• _TASK TO CARRY OUT_
Transcribe the listing in full, excluding any pictures.
>> START
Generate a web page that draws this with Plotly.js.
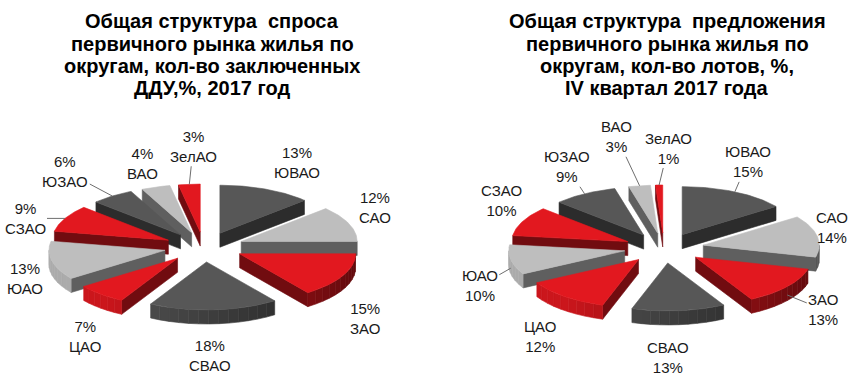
<!DOCTYPE html>
<html>
<head>
<meta charset="utf-8">
<script src="https://cdn.plot.ly/plotly-3.0.1.min.js"></script>
<style>
  html, body { margin: 0; padding: 0; background: #fff; }
  #chart { width: 860px; height: 382px; }
</style>
</head>
<body>
<div id="chart"></div>
<script>
// ---------------- DATA ----------------
const districts = ['ЮВАО', 'САО', 'ЗАО', 'СВАО', 'ЦАО', 'ЮАО', 'СЗАО', 'ЮЗАО', 'ВАО', 'ЗелАО'];
const demandShare = [13, 12, 15, 18, 7, 13, 9, 6, 4, 3];     // ДДУ, 2017 год, %
const supplyShare = [15, 14, 13, 13, 12, 10, 10, 9, 3, 1];   // лоты, IV кв. 2017, %
const titleLeftLines = ['Общая структура  спроса', 'первичного рынка жилья по', 'округам, кол-во заключенных', 'ДДУ,%, 2017 год'];
const titleRightLines = ['Общая структура  предложения', 'первичного рынка жилья по', 'округам, кол-во лотов, %,', 'IV квартал 2017 года'];

// ---------------- STYLE ----------------
const DARK = '#575757', LIGHT = '#bebebe', RED = '#e2181f';
const sliceColors = [DARK, LIGHT, RED, DARK, RED, LIGHT, RED, DARK, LIGHT, RED];
const FONT = '"Liberation Sans", Arial, sans-serif';
const RX = 116, RY = 48, DEPTH = 14, EXPLODE = 40, EXPLODE_Y = 15;

const pies = [
  {
    values: demandShare, cx: 204, cy: 247, titleX: 212, titleLines: titleLeftLines,
    fmt: (n, v) => v + '%<br>' + n,
    nudge: [[31,-27],[26,-16],[22,43],[-4,46],[-16,42],[-27,18],[-40,0],[-47,-25],[-13,-24],[4,-38]],
    leader: [false,false,false,false,false,false,true,true,false,true]
  },
  {
    values: supplyShare, cx: 664, cy: 248, titleX: 667, titleLines: titleRightLines,
    fmt: (n, v) => n + '<br>' + v + '%',
    nudge: [[13,-30],[15,-9],[36,23],[-11,47],[-25,40],[-31,26],[-21,-21],[-18,-27],[-23,-49],[9,-37]],
    leader: [true,false,true,false,false,true,false,true,true,true]
  }
];
const TITLE_LINE_Y = [21, 44, 66, 88];

function shade(hex, f) {
  const r = parseInt(hex.slice(1,3),16), g = parseInt(hex.slice(3,5),16), b = parseInt(hex.slice(5,7),16);
  return 'rgb(' + Math.round(r*f) + ',' + Math.round(g*f) + ',' + Math.round(b*f) + ')';
}

const deg = Math.PI / 180;
const traces = [];
const annotations = [];

function poly(pts, color) {
  traces.push({
    type: 'scatter', mode: 'lines', fill: 'toself',
    x: pts.map(p => p[0]), y: pts.map(p => p[1]),
    fillcolor: color, line: { color: color, width: 0.6 },
    hoverinfo: 'skip', showlegend: false
  });
}

pies.forEach(P => {
  const total = P.values.reduce((a, b) => a + b, 0);
  let cum = 0;
  const slices = P.values.map((v, i) => {
    const a1 = cum / total * 360; cum += v; const a2 = cum / total * 360;
    const am = (a1 + a2) / 2;
    return { i, v, a1, a2, am, ox: EXPLODE * Math.sin(am*deg), oy: -EXPLODE_Y * Math.cos(am*deg) };
  });
  const rim = (s, th, dz) => [P.cx + s.ox + RX*Math.sin(th*deg), P.cy + s.oy - RY*Math.cos(th*deg) + (dz||0)];
  const apex = (s, dz) => [P.cx + s.ox, P.cy + s.oy + (dz||0)];

  const order = slices.slice().sort((a, b) => Math.cos(b.am*deg) - Math.cos(a.am*deg));
  order.forEach(s => {
    const base = sliceColors[s.i];
    // radial (cut) walls
    if (Math.sin(s.a1*deg) < -1e-6) {
      poly([apex(s), rim(s, s.a1), rim(s, s.a1, DEPTH), apex(s, DEPTH), apex(s)], shade(base, 0.5));
    }
    if (Math.sin(s.a2*deg) > 1e-6) {
      poly([apex(s), rim(s, s.a2), rim(s, s.a2, DEPTH), apex(s, DEPTH), apex(s)], shade(base, 0.5));
    }
    // outer curved wall
    const lo = Math.max(s.a1, 90), hi = Math.min(s.a2, 270);
    if (hi > lo) {
      const n = Math.ceil((hi - lo) / 5);
      for (let k = 0; k < n; k++) {
        const t0 = lo + (hi - lo) * k / n, t1 = lo + (hi - lo) * (k + 1) / n;
        const pts = [];
        const m = 6;
        for (let j = 0; j <= m; j++) pts.push(rim(s, t0 + (t1 - t0) * j / m));
        for (let j = m; j >= 0; j--) pts.push(rim(s, t0 + (t1 - t0) * j / m, DEPTH));
        pts.push(pts[0]);
        const tm = (t0 + t1) / 2;
        const f = Math.min(0.9, 0.72 - 0.28 * Math.sin(tm*deg));
        poly(pts, shade(base, f));
      }
    }
    // top face
    const pts = [apex(s)];
    const m = Math.max(2, Math.ceil(s.a2 - s.a1));
    for (let j = 0; j <= m; j++) pts.push(rim(s, s.a1 + (s.a2 - s.a1) * j / m));
    pts.push(apex(s));
    poly(pts, base);
  });

  // data labels
  slices.forEach(s => {
    const r = rim(s, s.am);
    const pos = [r[0] + P.nudge[s.i][0], r[1] + P.nudge[s.i][1]];
    const text = P.fmt(districts[s.i], s.v);
    const font = { family: FONT, size: 15, color: '#1a1a1a' };
    if (P.leader[s.i]) {
      const tip = [r[0], r[1] + (Math.cos(s.am*deg) < 0 ? DEPTH*0.6 : 0)];
      annotations.push({
        x: tip[0], y: tip[1], xref: 'x', yref: 'y',
        ax: pos[0], ay: pos[1], axref: 'x', ayref: 'y',
        showarrow: true, arrowhead: 0, arrowwidth: 1, arrowcolor: '#6e6e6e',
        text, font
      });
    } else {
      annotations.push({ x: pos[0], y: pos[1], xref: 'x', yref: 'y', showarrow: false, text, font });
    }
  });

  // title (one annotation per line to control line spacing)
  P.titleLines.forEach((line, k) => {
    annotations.push({ x: P.titleX, y: TITLE_LINE_Y[k], xref: 'x', yref: 'y', showarrow: false,
      text: '<b>' + line + '</b>', font: { family: FONT, size: 20, color: '#000' } });
  });
});

const layout = {
  width: 860, height: 382,
  margin: { l: 0, r: 0, t: 0, b: 0 },
  paper_bgcolor: '#fff', plot_bgcolor: '#fff',
  xaxis: { range: [0, 860], visible: false, fixedrange: true, showgrid: false, zeroline: false },
  yaxis: { range: [382, 0], visible: false, fixedrange: true, showgrid: false, zeroline: false },
  showlegend: false,
  annotations
};
Plotly.newPlot('chart', traces, layout, { staticPlot: true, displayModeBar: false });
</script>
</body>
</html>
>> END
• _FINAL RESULT_
Generate a web page that draws this with Plotly.js.
<!DOCTYPE html>
<html>
<head>
<meta charset="utf-8">
<script src="https://cdn.plot.ly/plotly-3.0.1.min.js"></script>
<style>
  html, body { margin: 0; padding: 0; background: #fff; }
  #chart { width: 860px; height: 382px; }
</style>
</head>
<body>
<div id="chart"></div>
<script>
// ---------------- DATA ----------------
const districts = ['ЮВАО', 'САО', 'ЗАО', 'СВАО', 'ЦАО', 'ЮАО', 'СЗАО', 'ЮЗАО', 'ВАО', 'ЗелАО'];
const demandShare = [13, 12, 15, 18, 7, 13, 9, 6, 4, 3];     // ДДУ, 2017 год, %
const supplyShare = [15, 14, 13, 13, 12, 10, 10, 9, 3, 1];   // лоты, IV кв. 2017, %
const titleLeftLines = ['Общая структура  спроса', 'первичного рынка жилья по', 'округам, кол-во заключенных', 'ДДУ,%, 2017 год'];
const titleRightLines = ['Общая структура  предложения', 'первичного рынка жилья по', 'округам, кол-во лотов, %,', 'IV квартал 2017 года'];

// ---------------- STYLE ----------------
const DARK = '#575757', LIGHT = '#bebebe', RED = '#e2181f';
const sliceColors = [DARK, LIGHT, RED, DARK, RED, LIGHT, RED, DARK, LIGHT, RED];
const FONT = '"Liberation Sans", Arial, sans-serif';
const RX = 116, RY = 48, DEPTH = 14, EXPLODE = 40, EXPLODE_Y = 15;

const pies = [
  {
    values: demandShare, cx: 204, cy: 247, titleX: 212, titleLines: titleLeftLines,
    fmt: (n, v) => v + '%<br>' + n,
    nudge: [[31,-27],[26,-16],[22,43],[-4,46],[-16,42],[-27,18],[-40,0],[-47,-25],[-13,-24],[4,-38]],
    leader: [false,false,false,false,false,false,true,true,false,true]
  },
  {
    values: supplyShare, cx: 664, cy: 248, titleX: 667, titleLines: titleRightLines,
    fmt: (n, v) => n + '<br>' + v + '%',
    nudge: [[13,-30],[15,-9],[36,23],[-11,47],[-25,40],[-31,26],[-21,-21],[-18,-27],[-23,-49],[9,-37]],
    leader: [true,false,true,false,false,true,false,true,true,true]
  }
];
const TITLE_LINE_Y = [21, 44, 66, 88];

function shade(hex, f) {
  const r = parseInt(hex.slice(1,3),16), g = parseInt(hex.slice(3,5),16), b = parseInt(hex.slice(5,7),16);
  return 'rgb(' + Math.round(r*f) + ',' + Math.round(g*f) + ',' + Math.round(b*f) + ')';
}

const deg = Math.PI / 180;
const traces = [];
const annotations = [];

function poly(pts, color) {
  traces.push({
    type: 'scatter', mode: 'lines', fill: 'toself',
    x: pts.map(p => p[0]), y: pts.map(p => p[1]),
    fillcolor: color, line: { color: color, width: 0.6 },
    hoverinfo: 'skip', showlegend: false
  });
}

pies.forEach(P => {
  const total = P.values.reduce((a, b) => a + b, 0);
  let cum = 0;
  const slices = P.values.map((v, i) => {
    const a1 = cum / total * 360; cum += v; const a2 = cum / total * 360;
    const am = (a1 + a2) / 2;
    return { i, v, a1, a2, am, ox: EXPLODE * Math.sin(am*deg), oy: -EXPLODE_Y * Math.cos(am*deg) };
  });
  const rim = (s, th, dz) => [P.cx + s.ox + RX*Math.sin(th*deg), P.cy + s.oy - RY*Math.cos(th*deg) + (dz||0)];
  const apex = (s, dz) => [P.cx + s.ox, P.cy + s.oy + (dz||0)];

  const order = slices.slice().sort((a, b) => Math.cos(b.am*deg) - Math.cos(a.am*deg));
  order.forEach(s => {
    const base = sliceColors[s.i];
    // radial (cut) walls
    if (Math.sin(s.a1*deg) < -1e-6) {
      poly([apex(s), rim(s, s.a1), rim(s, s.a1, DEPTH), apex(s, DEPTH), apex(s)], shade(base, 0.5));
    }
    if (Math.sin(s.a2*deg) > 1e-6) {
      poly([apex(s), rim(s, s.a2), rim(s, s.a2, DEPTH), apex(s, DEPTH), apex(s)], shade(base, 0.5));
    }
    // outer curved wall
    const lo = Math.max(s.a1, 90), hi = Math.min(s.a2, 270);
    if (hi > lo) {
      const n = Math.ceil((hi - lo) / 5);
      for (let k = 0; k < n; k++) {
        const t0 = lo + (hi - lo) * k / n, t1 = lo + (hi - lo) * (k + 1) / n;
        const pts = [];
        const m = 6;
        for (let j = 0; j <= m; j++) pts.push(rim(s, t0 + (t1 - t0) * j / m));
        for (let j = m; j >= 0; j--) pts.push(rim(s, t0 + (t1 - t0) * j / m, DEPTH));
        pts.push(pts[0]);
        const tm = (t0 + t1) / 2;
        const f = Math.min(0.9, 0.72 - 0.28 * Math.sin(tm*deg));
        poly(pts, shade(base, f));
      }
    }
    // top face
    const pts = [apex(s)];
    const m = Math.max(2, Math.ceil(s.a2 - s.a1));
    for (let j = 0; j <= m; j++) pts.push(rim(s, s.a1 + (s.a2 - s.a1) * j / m));
    pts.push(apex(s));
    poly(pts, base);
  });

  // data labels
  slices.forEach(s => {
    const r = rim(s, s.am);
    const pos = [r[0] + P.nudge[s.i][0], r[1] + P.nudge[s.i][1]];
    const text = P.fmt(districts[s.i], s.v);
    const font = { family: FONT, size: 15, color: '#1a1a1a' };
    if (P.leader[s.i]) {
      const tip = [r[0], r[1] + (Math.cos(s.am*deg) < 0 ? DEPTH*0.6 : 0)];
      annotations.push({
        x: tip[0], y: tip[1], xref: 'x', yref: 'y',
        ax: pos[0], ay: pos[1], axref: 'x', ayref: 'y',
        showarrow: true, arrowhead: 0, arrowwidth: 1, arrowcolor: '#6e6e6e',
        text, font
      });
    } else {
      annotations.push({ x: pos[0], y: pos[1], xref: 'x', yref: 'y', showarrow: false, text, font });
    }
  });

  // title (one annotation per line to control line spacing)
  P.titleLines.forEach((line, k) => {
    annotations.push({ x: P.titleX, y: TITLE_LINE_Y[k], xref: 'x', yref: 'y', showarrow: false,
      text: '<b>' + line + '</b>', font: { family: FONT, size: 20, color: '#000' } });
  });
});

const layout = {
  width: 860, height: 382,
  margin: { l: 0, r: 0, t: 0, b: 0 },
  paper_bgcolor: '#fff', plot_bgcolor: '#fff',
  xaxis: { range: [0, 860], visible: false, fixedrange: true, showgrid: false, zeroline: false },
  yaxis: { range: [382, 0], visible: false, fixedrange: true, showgrid: false, zeroline: false },
  showlegend: false,
  annotations
};
Plotly.newPlot('chart', traces, layout, { staticPlot: true, displayModeBar: false });
</script>
</body>
</html>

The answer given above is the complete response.